The 1960 reapportionment process was stalled by partisan gridlock. Subsequently, the Illinois Supreme Court ordered an at large election for all 177 members of the Illinois House in 1964. Voters were given ballots three feet long. After a 1965 Illinois Supreme Court Case to resolve the redistricting issue, Redmond's home was drawn into the 37th district which consisted of York, Addison, Bloomingdale and Wayne townships along with the City of West Chicago in Winfield Township. He was reelected as one of the district's three representatives with Gene L. Hoffman and Pate Philip.

He sponsored many pieces of legislation during his tenure including the creation of an Equality of Economic Opportunity Commission, created the Illinois State Board of Education, and advocated for increased mass transportation for his suburban district. He helped to create the South Suburban Transit Authority and the Regional Transportation Authority.

===1975 Speaker election===
In 1975, Mayor Richard J. Daley supported Democratic leader Clyde L. Choate of Anna. Governor Dan Walker objected to Choate for personal reasons and supported Gerald A. Bradley of Bloomington. J. Glenn Schneider of Naperville, a legislator from Redmond's DuPage County, had reservations about a Choate speakership. He drafted Redmond to run for Speaker. No candidate, which at various points in time included up to eleven Democrats and the Republican leader James R. Washburn could get the 89 votes required to be elected Speaker.
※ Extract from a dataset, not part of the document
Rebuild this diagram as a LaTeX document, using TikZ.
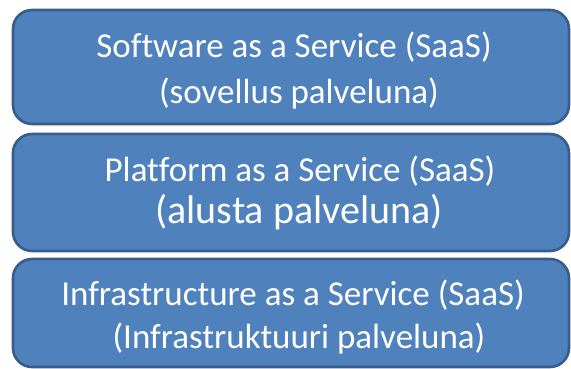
\documentclass[tikz,border=0pt]{standalone}
\usepackage{fontspec}
\setmainfont{Carlito}[Ligatures=NoCommon]
\begin{document}
\begin{tikzpicture}[x=1pt,y=-1pt,
  layer/.style={draw=layerEdge,line width=2.6pt,fill=layerFill,rounded corners=19pt},
  caption/.style={anchor=base,inner sep=0pt,text=white,font=\fontsize{35}{41}\selectfont},
  bigcaption/.style={caption,font=\fontsize{40}{47}\selectfont}]
\definecolor{layerFill}{RGB}{79,129,189}
\definecolor{layerEdge}{RGB}{56,93,138}
\useasboundingbox (0,0) rectangle (571,369);
\fill[white] (0,0) rectangle (571,369);

% three service layers, top to bottom
\draw[layer] (13,10) rectangle (569,124);
\draw[layer] (13,134) rectangle (569,251);
\draw[layer] (13,259) rectangle (569,367);

\node[caption] (saas1) at (294,58) {Software as a Service (SaaS)};
\node[caption] (saas2) at (299,103) {(sovellus palveluna)};

\node[caption] (paas1) at (300,182) {Platform as a Service (SaaS)};
\node[bigcaption] (paas2) at (299,223) {(alusta palveluna)};

\node[caption] (iaas1) at (293,305) {Infrastructure as a Service (SaaS)};
\node[caption] (iaas2) at (299,348) {(Infrastruktuuri palveluna)};
\end{tikzpicture}
\end{document}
After days of ballots, Daley and Walker finally chose Redmond as a compromise candidate as he was the only candidate no one could object to who had the experience to preside over the House. Choate refused to drop out and, with a small group of Democrats, held out against Redmond as the Democratic compromise choice. Over a week after the election for Speaker began; newly elected Republican Lee A. Daniels crossed party lines to vote for Redmond. After Daniels vote, a weekend recess was called. On Monday, Daniels and a small group of Republicans cast their votes for Redmond. This block included five Chicagoans, Daniels and Gene A. Hoffman; the latter two of whom were from Redmond's district.

===Speaker of the House===
Redmond became a respected legislator on both sides of the aisle and during the 79th General Assembly; he was elected Speaker of the House as a compromise candidate. His election was made possible by the defection of freshman representative and future speaker Lee A. Daniels from his party.

As Speaker, he took a hands off approach with legislation and toured areas of downstate Illinois that may have otherwise not met anyone from the Democratic leadership. He became the first Democrat to be elected Speaker for three terms.

In December 1981, Redmond chose to retire after twenty four years in the Illinois House. Longtime Democratic activist and attorney Hubert J. "Bud" Loftus of Addison was appointed to replace him.

==Post assembly life and legacy==
After stepping down from the legislature, Redmond was appointed to the Illinois Prison Review Board by Governor James R. Thompson. Redmond retired from the practice of law in 1986. In April 1992, he stepped down as the longtime chair of the DuPage County Democratic Party. He died in December of that year. The Redmond Recreational Complex in his hometown of Bensenville is named after him.